**What is asked:**
Starting at the first line of the listing below, repeat each line exactly until the line containing "(7,9) rectangle (953,659);", which you include. Leave out pictures.

Charts and diagrams as code
+---+

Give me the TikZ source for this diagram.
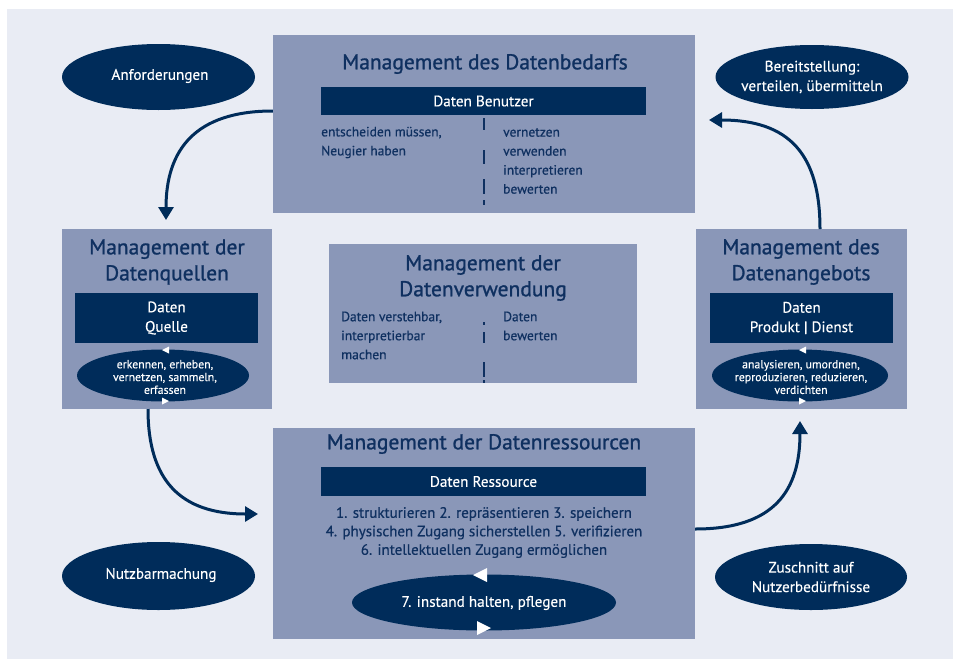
\documentclass[tikz,border=0pt]{standalone}
\usepackage{fontspec}
\setmainfont{PT Sans}
\newfontfamily\ttlfont[FakeBold=1.1]{PT Sans}
\newfontfamily\medfont[FakeBold=0.6]{PT Sans}
\newfontfamily\whfont[FakeBold=0.25]{PT Sans}
\usetikzlibrary{shapes.geometric,arrows.meta}
\definecolor{bgc}{HTML}{E9ECF4}
\definecolor{boxc}{HTML}{8A97B8}
\definecolor{navy}{HTML}{002C5A}
\definecolor{ttl}{HTML}{0F3060}
\tikzset{
  mbox/.style={rectangle, fill=boxc, inner sep=0pt},
  bar/.style={rectangle, fill=navy, inner sep=0pt},
  oval/.style={ellipse, fill=navy, inner sep=0pt},
  title/.style={text=ttl, font=\ttlfont\fontsize{21.5}{26}\selectfont, align=center, inner sep=0pt},
  body/.style={text=ttl, font=\medfont\fontsize{13.5}{19}\selectfont, inner sep=0pt},
  bodyb/.style={text=ttl, font=\medfont\fontsize{15}{18.5}\selectfont, inner sep=0pt},
  wtext/.style={text=white, font=\whfont\fontsize{15.2}{19.5}\selectfont, align=center, inner sep=0pt},
  stext/.style={text=white, font=\whfont\fontsize{11.8}{12.8}\selectfont, align=center, inner sep=0pt},
  flow/.style={navy, line width=3pt, -{Triangle[width=15pt,length=13pt]}},
  sep/.style={ttl, line width=1.2pt},
  tri/.style={fill=white},
}
\begin{document}
\begin{tikzpicture}[x=1pt,y=-1pt]
\useasboundingbox (0,0) rectangle (953,659);
\fill[white] (0,0) rectangle (953,659);
\fill[bgc] (7,9) rectangle (953,659);

% boxes
\node[mbox, minimum width=422, minimum height=178] (top) at (484,124) {};
\node[mbox, minimum width=210, minimum height=180] (left) at (167,319) {};
\node[mbox, minimum width=308, minimum height=139] (mid) at (483,313.5) {};
\node[mbox, minimum width=211, minimum height=180] (right) at (801.5,319) {};
\node[mbox, minimum width=422, minimum height=211] (bot) at (484,533.5) {};

% titles
\node[title] (ttop) at (485,64) {Management des Datenbedarfs};
\node[title] (tleft) at (167,262) {Management der\\Datenquellen};
\node[title] (tmid) at (483,278) {Management der\\Datenverwendung};
\node[title] (tright) at (801,262) {Management des\\Datenangebots};
\node[title] (tbot) at (484,444) {Management der Datenressourcen};

% dark bars
\node[bar, minimum width=325, minimum height=28] (btop) at (483.5,101) {};
\node[wtext] at (btop) {Daten Benutzer};
\node[bar, minimum width=183, minimum height=50] (bleft) at (166.5,318) {};
\node[wtext] at (bleft) {Daten\\Quelle};
\node[bar, minimum width=183, minimum height=50] (bright) at (801.5,318) {};
\node[wtext] at (bright) {Daten\\Produkt | Dienst};
\node[bar, minimum width=325, minimum height=29] (bbot) at (483.5,481.5) {};
\node[wtext] at (bbot) {Daten Ressource};

% body texts
\node[body, anchor=west, align=left] (tl1) at (321,142.5) {entscheiden müssen,\\Neugier haben};
\node[body, anchor=west, align=left] (tr1) at (503,161) {vernetzen\\verwenden\\interpretieren\\bewerten};
\draw[sep, dash pattern=on 12pt off 20pt on 14pt off 15pt on 15pt off 6pt on 5pt off 10pt] (484,118) -- (484,205);
\node[body, anchor=west, align=left] (ml1) at (341,335.5) {Daten verstehbar,\\interpretierbar\\machen};
\node[body, anchor=west, align=left] (mr1) at (503,326) {Daten\\bewerten};
\draw[sep, dash pattern=on 3pt off 7pt on 11pt off 19pt on 15pt off 3pt on 3pt off 10pt] (484,322) -- (484,383);
\node[bodyb, align=center] (bt1) at (484,532.5) {1. strukturieren 2. repräsentieren 3. speichern\\4. physischen Zugang sicherstellen 5. verifizieren\\6. intellektuellen Zugang ermöglichen};

% inner ovals
\node[oval, minimum width=172, minimum height=52] (oleft) at (163,375.5) {};
\node[stext] at (165,377) {erkennen, erheben,\\vernetzen, sammeln,\\erfassen};
\node[oval, minimum width=176, minimum height=52] (oright) at (800,375.5) {};
\node[stext] at (801,377) {analysieren, umordnen,\\reproduzieren, reduzieren,\\verdichten};
\node[oval, minimum width=264, minimum height=56] (obot) at (484,602.5) {};
\node[wtext] at (484,603) {7. instand halten, pflegen};

% small triangles
\fill[tri] (162,350) -- (169,346.5) -- (169,353.5) -- cycle;
\fill[tri] (169,401) -- (162,397.5) -- (162,404.5) -- cycle;
\fill[tri] (799,350) -- (806,346.5) -- (806,353.5) -- cycle;
\fill[tri] (806,401) -- (799,397.5) -- (799,404.5) -- cycle;
\fill[tri] (473,575) -- (487,568) -- (487,582) -- cycle;
\fill[tri] (491,628) -- (477,621) -- (477,635) -- cycle;

% outer ovals
\node[oval, minimum width=193, minimum height=66] (anf) at (158.5,77) {};
\node[wtext] at (160,76) {Anforderungen};
\node[oval, minimum width=193, minimum height=64] (ber) at (812,77) {};
\node[wtext] at (ber) {Bereitstellung:\\verteilen, übermitteln};
\node[oval, minimum width=193, minimum height=68] (nutz) at (158.5,576) {};
\node[wtext] at (161,575) {Nutzbarmachung};
\node[oval, minimum width=192, minimum height=66] (zus) at (811,577) {};
\node[wtext] at (zus) {Zuschnitt auf\\Nutzerbedürfnisse};

% arrows
\coordinate (a1s) at (top.west |- 0,111);
\coordinate (a1e) at (166,220);
\draw[flow] (a1s) .. controls (195,111) and (166,150) .. (a1e);
\coordinate (a2s) at (148,409);
\coordinate (a2e) at (258,514);
\draw[flow] (a2s) .. controls (148,480) and (180,514) .. (a2e);
\coordinate (a3s) at (bot.east |- 0,529);
\coordinate (a3e) at (800,421);
\draw[flow] (a3s) .. controls (775,529) and (800,490) .. (a3e);
\coordinate (a4s) at (820,229);
\coordinate (a4e) at (709,120);
\draw[flow] (a4s) .. controls (820,155) and (790,120) .. (a4e);
\end{tikzpicture}
\end{document}
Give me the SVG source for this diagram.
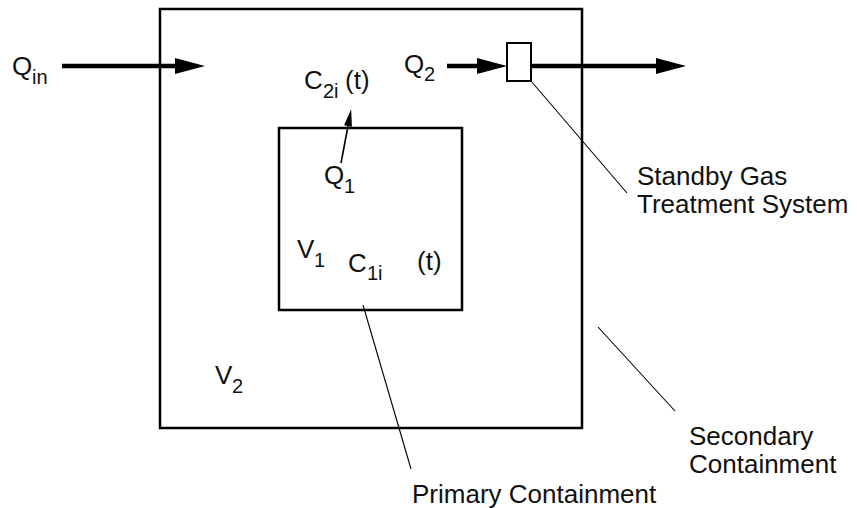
<svg xmlns="http://www.w3.org/2000/svg" width="857" height="508" viewBox="0 0 857 508">
<style>
text{font-family:"Liberation Sans",Arial,Helvetica,sans-serif;fill:#111;}
.m{font-size:26px;}
.s{font-size:20px;}
.lbl{font-size:26px;}
.box{fill:none;stroke:#000;stroke-width:2.5;}
.flow{stroke:#000;stroke-width:4.5;fill:none;}
.lead{stroke:#000;stroke-width:1.1;fill:none;}
</style>
<defs>
<marker id="bigHead" markerUnits="userSpaceOnUse" markerWidth="31" markerHeight="17" refX="0" refY="8" orient="auto" overflow="visible">
<path d="M0,0 L30,8 L0,16 Z" fill="#000"/>
</marker>
<marker id="smallHead" markerUnits="userSpaceOnUse" markerWidth="17" markerHeight="9" refX="0" refY="4" orient="auto" overflow="visible">
<path d="M0,0 L17,4 L0,8 Z" fill="#000"/>
</marker>
</defs>
<g id="secondary-containment">
<rect class="box" x="160" y="9" width="422" height="419"/>
</g>
<g id="primary-containment">
<rect class="box" x="279" y="128" width="183" height="182"/>
</g>
<g id="sgts">
<rect x="507" y="43" width="24" height="38" fill="#fff" stroke="#000" stroke-width="2"/>
</g>
<g id="connectors">
<line class="flow" x1="62" y1="66" x2="175" y2="66" marker-end="url(#bigHead)"/>
<line class="flow" x1="447" y1="66" x2="477" y2="66" marker-end="url(#bigHead)"/>
<line class="flow" x1="531" y1="66" x2="656" y2="66" marker-end="url(#bigHead)"/>
<line x1="341" y1="163" x2="348" y2="126" stroke="#000" stroke-width="1.6" marker-end="url(#smallHead)"/>
<line class="lead" x1="531" y1="81" x2="627" y2="193"/>
<line class="lead" x1="598" y1="327" x2="675" y2="411"/>
<line class="lead" x1="363" y1="305" x2="411" y2="469"/>
</g>
<g id="labels">
<text class="m" x="12" y="75">Q<tspan class="s" x="32" y="84">in</tspan></text>
<text class="m" x="404" y="73">Q<tspan class="s" x="424" y="81">2</tspan></text>
<text class="m" x="304" y="89">C<tspan class="s" x="323" y="98">2i</tspan><tspan x="345" y="89">(t)</tspan></text>
<text class="m" x="324" y="184">Q<tspan class="s" x="344" y="193">1</tspan></text>
<text class="m" x="297" y="258">V<tspan class="s" x="314" y="267">1</tspan></text>
<text class="m" x="348" y="272">C<tspan class="s" x="367" y="280">1i</tspan></text>
<text class="m" x="417" y="270">(t)</text>
<text class="m" x="215" y="384">V<tspan class="s" x="232" y="393">2</tspan></text>
<text class="lbl" x="637" y="185">Standby Gas</text>
<text class="lbl" x="637" y="213">Treatment System</text>
<text class="lbl" x="689" y="445">Secondary</text>
<text class="lbl" x="689" y="473">Containment</text>
<text class="lbl" x="412" y="503">Primary Containment</text>
</g>
</svg>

+---+

**Reply:**
Give me the TikZ source for this diagram.
\documentclass[tikz,border=0pt]{standalone}
\usepackage{fontspec}
\setmainfont{PT Sans}
\newfontfamily\ttlfont[FakeBold=1.1]{PT Sans}
\newfontfamily\medfont[FakeBold=0.6]{PT Sans}
\newfontfamily\whfont[FakeBold=0.25]{PT Sans}
\usetikzlibrary{shapes.geometric,arrows.meta}
\definecolor{bgc}{HTML}{E9ECF4}
\definecolor{boxc}{HTML}{8A97B8}
\definecolor{navy}{HTML}{002C5A}
\definecolor{ttl}{HTML}{0F3060}
\tikzset{
  mbox/.style={rectangle, fill=boxc, inner sep=0pt},
  bar/.style={rectangle, fill=navy, inner sep=0pt},
  oval/.style={ellipse, fill=navy, inner sep=0pt},
  title/.style={text=ttl, font=\ttlfont\fontsize{21.5}{26}\selectfont, align=center, inner sep=0pt},
  body/.style={text=ttl, font=\medfont\fontsize{13.5}{19}\selectfont, inner sep=0pt},
  bodyb/.style={text=ttl, font=\medfont\fontsize{15}{18.5}\selectfont, inner sep=0pt},
  wtext/.style={text=white, font=\whfont\fontsize{15.2}{19.5}\selectfont, align=center, inner sep=0pt},
  stext/.style={text=white, font=\whfont\fontsize{11.8}{12.8}\selectfont, align=center, inner sep=0pt},
  flow/.style={navy, line width=3pt, -{Triangle[width=15pt,length=13pt]}},
  sep/.style={ttl, line width=1.2pt},
  tri/.style={fill=white},
}
\begin{document}
\begin{tikzpicture}[x=1pt,y=-1pt]
\useasboundingbox (0,0) rectangle (953,659);
\fill[white] (0,0) rectangle (953,659);
\fill[bgc] (7,9) rectangle (953,659);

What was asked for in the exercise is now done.